At the dawn of the pandemic last year, when masks were scarce, townspeople donated cloth and a local sewing circle made enough masks for everyone who wanted them, she said.
One of a tiny minority still wearing a mask is retired schoolteacher Carol Elmore, who had one on when she picked up her mail at the Post Office last week.
She said her husband insisted. "We're both in our 80s and he didn't want me to take a chance of catching it."
The commission meets in the county courthouse in an office about as big as the family room of a fair-sized home.
Bottles of hand sanitizer are placed around the room and a sign on the wall encourages social distancing. But with just two short rows of pew seating, it's next to impossible to get six feet of separation if there are more than four or five people in attendance.
At last week's meeting, only two people wore masks. Both were out-of-towners.
The highlight was a visit from Rep. Doug Blex, R-Independence and Chautauqua County's primary conduit to state government in Topeka.
In an impromptu report to the commission, Blex projected the Legislature will pass a permanent version of a temporary law made last year to strip the governor and local health officers of most of their pandemic emergency powers.
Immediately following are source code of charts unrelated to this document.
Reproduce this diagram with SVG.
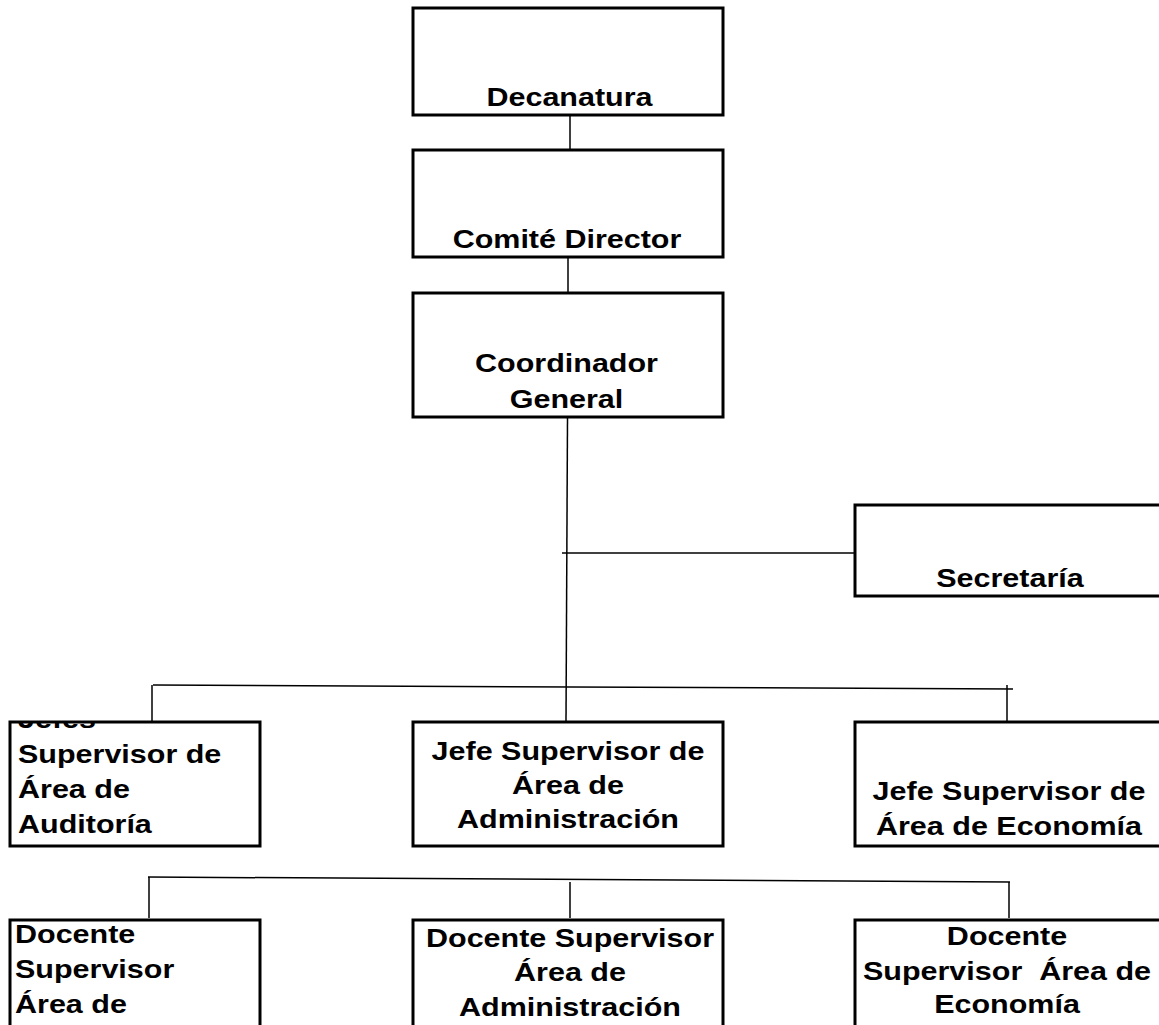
<svg xmlns="http://www.w3.org/2000/svg" width="1159" height="1025" viewBox="0 0 1159 1025">
<style>
.box{fill:#fff;stroke:#000;stroke-width:3}
.con line{stroke:#000;stroke-width:1.5}
text{font-family:"Liberation Sans",Arial,sans-serif;font-weight:bold;font-size:25px;fill:#000}
.c{text-anchor:middle}
.s{text-anchor:start}
</style>
<defs>
<clipPath id="clipJ1"><rect x="10" y="722" width="250" height="124"/></clipPath>
</defs>
<rect width="1159" height="1025" fill="#fff"/>
<g id="connectors" class="con">
<line x1="570" y1="116" x2="570" y2="149"/>
<line x1="568" y1="258" x2="568" y2="292"/>
<line x1="567.5" y1="418" x2="566" y2="722"/>
<line x1="562" y1="553" x2="854" y2="553"/>
<line x1="153" y1="685" x2="1013" y2="689"/>
<line x1="152" y1="685" x2="152" y2="721"/>
<line x1="1007" y1="685" x2="1007" y2="721"/>
<line x1="148" y1="877" x2="1010" y2="882"/>
<line x1="149" y1="877" x2="149" y2="918"/>
<line x1="570" y1="882" x2="570" y2="918"/>
<line x1="1009" y1="882" x2="1009" y2="918"/>
</g>
<g id="decanatura">
<rect class="box" x="413" y="8" width="310" height="107"/>
<g transform="translate(569.5,0) scale(1.22,1)"><text class="c" x="0" y="106">Decanatura</text></g>
</g>
<g id="comite">
<rect class="box" x="413" y="150" width="310" height="107"/>
<g transform="translate(567,0) scale(1.22,1)"><text class="c" x="0" y="248">Comité Director</text></g>
</g>
<g id="coordinador">
<rect class="box" x="413" y="293" width="310" height="124"/>
<g transform="translate(566.5,0) scale(1.22,1)"><text class="c" x="0" y="372">Coordinador</text><text class="c" x="0" y="408">General</text></g>
</g>
<g id="secretaria">
<rect class="box" x="855" y="505" width="320" height="91"/>
<g transform="translate(1010,0) scale(1.22,1)"><text class="c" x="0" y="587">Secretaría</text></g>
</g>
<g id="jefe-auditoria">
<rect class="box" x="10" y="722" width="250" height="124"/>
<g clip-path="url(#clipJ1)"><g transform="translate(18,0) scale(1.22,1)"><text class="s" x="0" y="728">Jefes</text><text class="s" x="0" y="763">Supervisor de</text><text class="s" x="0" y="798">Área de</text><text class="s" x="0" y="833">Auditoría</text></g></g>
</g>
<g id="jefe-administracion">
<rect class="box" x="413" y="722" width="310" height="124"/>
<g transform="translate(568,0) scale(1.22,1)"><text class="c" x="0" y="760">Jefe Supervisor de</text><text class="c" x="0" y="794">Área de</text><text class="c" x="0" y="828">Administración</text></g>
</g>
<g id="jefe-economia">
<rect class="box" x="855" y="722" width="320" height="124"/>
<g transform="translate(1009,0) scale(1.22,1)"><text class="c" x="0" y="800">Jefe Supervisor de</text><text class="c" x="0" y="835">Área de Economía</text></g>
</g>
<g id="docente-auditoria">
<rect class="box" x="10" y="920" width="250" height="130"/>
<g transform="translate(15,0) scale(1.22,1)"><text class="s" x="0" y="943">Docente</text><text class="s" x="0" y="978">Supervisor</text><text class="s" x="0" y="1013">Área de</text></g>
</g>
<g id="docente-administracion">
<rect class="box" x="413" y="920" width="310" height="130"/>
<g transform="translate(570,0) scale(1.22,1)"><text class="c" x="0" y="947">Docente Supervisor</text><text class="c" x="0" y="981">Área de</text><text class="c" x="0" y="1016">Administración</text></g>
</g>
<g id="docente-economia">
<rect class="box" x="855" y="920" width="320" height="130"/>
<g transform="translate(1007,0) scale(1.22,1)"><text class="c" x="0" y="945">Docente</text><text class="c" x="0" y="980" xml:space="preserve">Supervisor  Área de</text><text class="c" x="0" y="1013">Economía</text></g>
</g>
</svg>
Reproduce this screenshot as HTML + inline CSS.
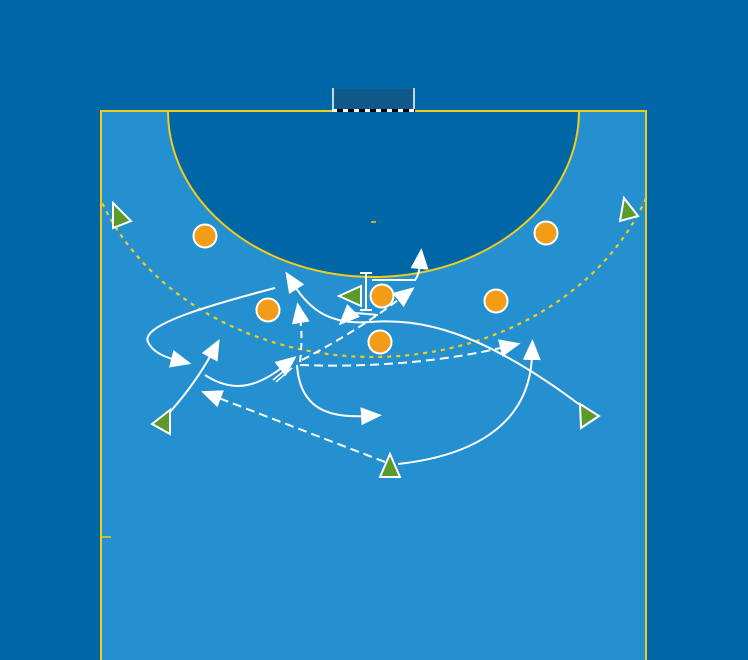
<!DOCTYPE html>
<html><head><style>html,body{margin:0;padding:0;background:#0067a7;}svg{display:block}</style></head>
<body>
<svg width="748" height="660" viewBox="0 0 748 660" xmlns="http://www.w3.org/2000/svg">
<defs>
<marker id="a" markerUnits="userSpaceOnUse" markerWidth="24" markerHeight="22" refX="5" refY="10" orient="auto">
<polygon points="0,1 21,10 0,19" fill="#fff"/>
</marker>
<clipPath id="c"><rect x="101" y="111" width="545" height="549"/></clipPath>
<pattern id="net" width="6" height="6" patternUnits="userSpaceOnUse"><rect width="6" height="6" fill="#0a5a8f"/><path d="M0 0H6M0 0V6" stroke="#2a4d6e" stroke-width="1"/></pattern>
</defs>
<rect width="748" height="660" fill="#0067a7"/>
<rect x="101" y="111" width="545" height="560" fill="#2490d0" stroke="#f2cc1c" stroke-width="2"/>
<g clip-path="url(#c)">
<path d="M168,111 A205.5,166 0 0 0 579,111 Z" fill="#0067a7" stroke="#f2cc1c" stroke-width="2"/>
<ellipse cx="373" cy="111" rx="292" ry="246" fill="none" stroke="#f2cc1c" stroke-width="2.2" stroke-dasharray="4,5"/>
</g>
<line x1="371" y1="222" x2="376" y2="222" stroke="#f2cc1c" stroke-width="1.5"/>
<line x1="101" y1="537" x2="111" y2="537" stroke="#f2cc1c" stroke-width="1.5"/>
<rect x="333" y="89" width="81" height="21" fill="url(#net)"/>
<line x1="333" y1="88" x2="333" y2="111" stroke="#fff" stroke-width="1.5"/>
<line x1="414" y1="88" x2="414" y2="111" stroke="#fff" stroke-width="1.5"/>
<line x1="332" y1="110.5" x2="415" y2="110.5" stroke="#000" stroke-width="3"/>
<line x1="332" y1="110.5" x2="415" y2="110.5" stroke="#fff" stroke-width="3" stroke-dasharray="5,6"/>
<g fill="none" stroke="#fff" stroke-width="2">
<path d="M275,288 C210,305 140,325 148,342 C153,353 168,358 176,360" marker-end="url(#a)"/>
<path d="M170,412 C185,395 200,375 212,353" marker-end="url(#a)"/>
<path d="M205,375 C235,395 260,385 284,366" marker-end="url(#a)"/>
<path d="M273,380 L290,366 M276,382 L292,368" stroke-width="1.5"/>
<path d="M300,362 C302,345 302,330 300,318" stroke-dasharray="7,5" marker-end="url(#a)"/>
<path d="M297,365 C300,410 330,418 366,416" marker-end="url(#a)"/>
<path d="M300,365 C380,368 450,360 505,347" stroke-dasharray="9,5" marker-end="url(#a)"/>
<path d="M302,360 C340,340 375,318 402,297" stroke-dasharray="8,5" marker-end="url(#a)"/>
<path d="M580,405 C480,330 420,318 370,322 C330,325 310,310 294,285" marker-end="url(#a)"/>
<path d="M378,315 C365,314 352,312 350,314" marker-end="url(#a)"/>
<path d="M372,280 L415,280 Q419,275 420,264" marker-end="url(#a)"/>
<path d="M398,464 C480,455 530,420 532,355" marker-end="url(#a)"/>
<path d="M385,462 L216,397" stroke-dasharray="9,5" marker-end="url(#a)"/>
</g>
<g stroke="#fff" stroke-width="2"><line x1="366" y1="273" x2="366" y2="310"/><line x1="360" y1="273" x2="372" y2="273"/><line x1="360" y1="310" x2="372" y2="310"/></g>
<g fill="#f39c17" stroke="#fff" stroke-width="2">
<circle cx="205" cy="236" r="11.5"/><circle cx="546" cy="233" r="11.5"/><circle cx="268" cy="310" r="11.5"/>
<circle cx="382" cy="296" r="11.5"/><circle cx="496" cy="301" r="11.5"/><circle cx="380" cy="342" r="11.5"/>
</g>
<g fill="#5b9a2b" stroke="#fff" stroke-width="2">
<polygon points="113,203 131,221 113,228"/>
<polygon points="624,198 638,216 620,221"/>
<polygon points="339,296 361,286 361,306"/>
<polygon points="152,424 170,410 170,434"/>
<polygon points="580,404 599,416 581,428"/>
<polygon points="390,454 400,477 380,477"/>
</g>
</svg>
</body></html>
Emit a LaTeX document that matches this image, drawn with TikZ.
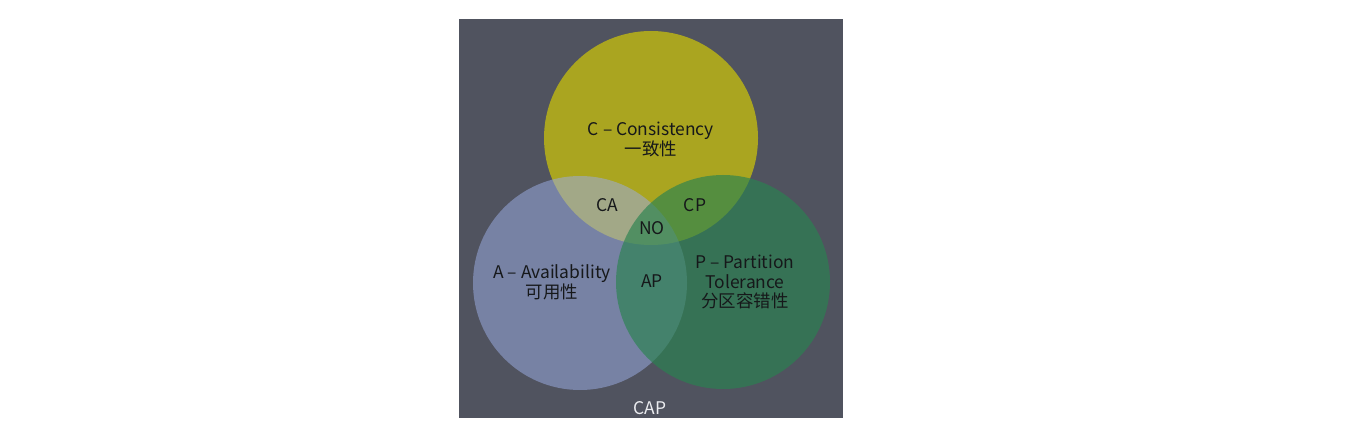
\documentclass[tikz,border=0pt]{standalone}
\usepackage{fontspec}
\setmainfont{Noto Sans CJK SC}
\definecolor{capgray}{RGB}{80,83,95}
\definecolor{capyellow}{RGB}{170,165,32}
\definecolor{capblue}{RGB}{155,172,227}
\definecolor{capgreen}{RGB}{42,131,80}
\definecolor{capink}{RGB}{22,24,26}
\definecolor{capwhite}{RGB}{235,236,240}
\begin{document}
\begin{tikzpicture}[x=1bp, y=-1bp,
  lbl/.style={text=capink, font=\fontsize{17.5}{20}\selectfont, align=center, inner sep=0pt}]
\newcommand{\crad}{107bp}
\useasboundingbox (0,0) rectangle (1350,436);
% background panel
\fill[capgray] (459,19) rectangle (843,418);
% the three sets
\fill[capyellow] (651,138) circle[radius=\crad];
\fill[capblue, fill opacity=0.53] (580,283) circle[radius=\crad];
\fill[capgreen, fill opacity=0.66] (723,282) circle[radius=\crad];
% labels
\node[lbl] (cons) at (651,139) {C – Consistency\\一致性};
\node[lbl] (avail) at (552,282) {A – Availability\\可用性};
\node[lbl] (part) at (745,282) {P – Partition\\Tolerance\\分区容错性};
\node[lbl] (ca) at (607,205) {CA};
\node[lbl] (cp) at (695,205) {CP};
\node[lbl] (no) at (652,228) {NO};
\node[lbl] (ap) at (652,281) {AP};
\node[lbl, text=capwhite] (cap) at (650,408) {CAP};
\end{tikzpicture}
\end{document}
"Any governor now will not be able to close a business if the county commissioners are opposed to it," Blex said. "That's a good thing for the local people. We can't basically shut you down. The county commissioners will be able to override the local health officials, just like you were.
"Now, no disrespect for the local health, but they're on a singular focus and you guys have to balance the thing just like I do, with economics, health issues and the long view," Blex said.
Massey couldn't agree more.
"Our job as commissioner is not a single mandate on health," he said. "It's do these mandates and do these restrictions violate people's personal liberties? That's a thing we have to take into consideration."
The only shutdowns in Chautauqua County were either by choice or ordered by higher powers.
"The only thing that was really shut down was the beauticians and barber shops," Shaw said. Massey quickly interjected "That was through the state and that was beyond our say."
"I hope going forward that we've all learned how to handle this a little better and we don't cause a manufactured crisis," Massey added. "I understand nobody knew what to do in the beginning. I think that we have a handle on it now."
The town's library was closed for about two months — also not by local choice.
The Sedan library relies on the Southeast Kansas Library Association for a variety of services and it wasn't practical to stay open with the association and all its other libraries on COVID hiatus, said Librarian Kayla Ford.
"We just took that time and I just shampooed and deep-cleaned everything," Ford said.
As Wichita's libraries are moving to a limited "grab and go" service — where patrons can browse the shelves but not stick around to read, drink coffee and socialize — the Sedan library has just dropped its recommendation that people wear masks while inside, the last vestige of its COVID protection practices.
"We just took the sign down Saturday," Ford said. "A lot of people around here have gotten their (vaccine) shots and people feel more comfortable. We'll see how it goes."